Но Цапффе — только один из многих персонажей, которые появляются в «Заговоре». Как и следовало ожидать, в книге обсуждается тезис Шопенгауэра о том, что все живые существа движимы вслепую анонимной и безразличной «волей к жизни». Здесь присутствует также немецкий шопенгауэрианец и самоубийца Филипп Майнлендер, который предположил, что «воля к смерти» присуща всему сущему, безразлично живому или неживому, и размышлял о корреляции самоубийства Бога с самоубийством человека. Затем встречается итальянский писатель и философ Карло Микельштедтер, который выдвинул идею о том, что люди — марионетки или игрушки неведомых (существующих или несуществующих) сил; заговор без заговорщиков.
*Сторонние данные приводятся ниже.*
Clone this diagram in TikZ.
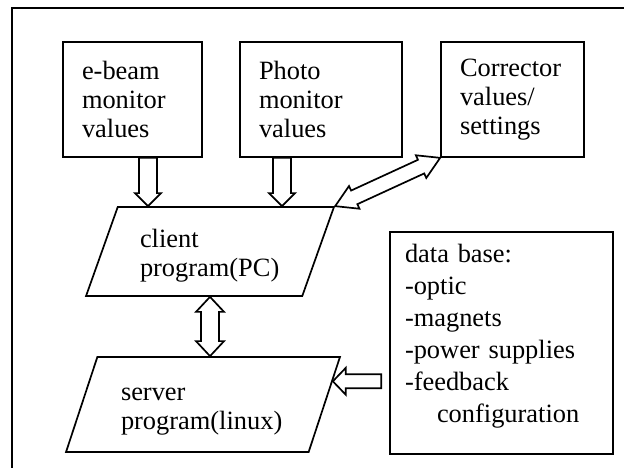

Такие мыслители занимают у Лиготти привилегированное положение. Их разновидность пессимизма отвергает любой искупительный шаг к чему-либо, что находится за пределами пессимизма. Пессимизм с этой точки зрения — это не просто практическая форма реализма, твердо стоящая на земле и не позволяющая нам потеряться в мании величия. Пессимизм — это также не просто другое название секуляризма, укрепляющего обновленную веру в возможность человеческого выбора и действия после холодного душа, которым стала смерть Бога. Короче говоря, пессимизм у Лиготти противостоит «героическому» пессимизму, который в конечном итоге служит человеческим целям и стремлениям (и это проявляется в критическом отношении Лиготти к таким мыслителям, как Камю и Унамуно, а также к современным ученым, таким как Джошуа Динстаг и Уильям Брашир)[171].
Идеей, которая лучше всего характеризует пессимизм Лиготти, является идея марионетки. Будучи лейтмотивом во многих его сочинениях, марионетка для Лиготти является образцом ужаса-концепта, жутким проявлением подобия жизни, которое кажется вопиющим противоречием тому, что мы думаем о нашем знании мира. «Нам нужно знать, что марионетки — это всего лишь марионетки, — отмечает Лиготти. — Тем не менее, они по-прежнему вселяют в нас беспокойство. Потому что, если взглянуть на марионетку определенным образом, мы можем почувствовать, что она смотрит на нас в ответ, но не как человек, а как марионетка»[172]. Наше отношение с загадочным безразличным миром, в который мы погружены, похоже, как утверждает Лиготти, на отношение к марионетке:
Человеческие марионетки никогда не в состоянии осознать себя марионетками, особенно когда они наделены сознанием, которое порождает в них непоколебимое чувство выделенности из массы всех других тварных объектов. Как только вы начинаете чувствовать, что делаете что-либо самостоятельно — двигаетесь и мыслите мысли, которые кажутся вам появившимися внутри вас, — вы уже не в состоянии поверить, что вы являетесь чем-то иным, а не собственным хозяином[173].
Это то, что внутренне связывает ужас с философией — не с той философией, которая, все объясняя, может объяснить и ужас, снабдив его определенным смыслом и сделав управляемым, а с той философией — всей философией, — которая в конечном счете обнаруживает в себе самой предел тому, что может быть помыслено и что может быть высказано. Если произведения в жанре сверхъестественного ужаса являются «философскими», то это не потому, что они что-то объяснили, а совсем наоборот.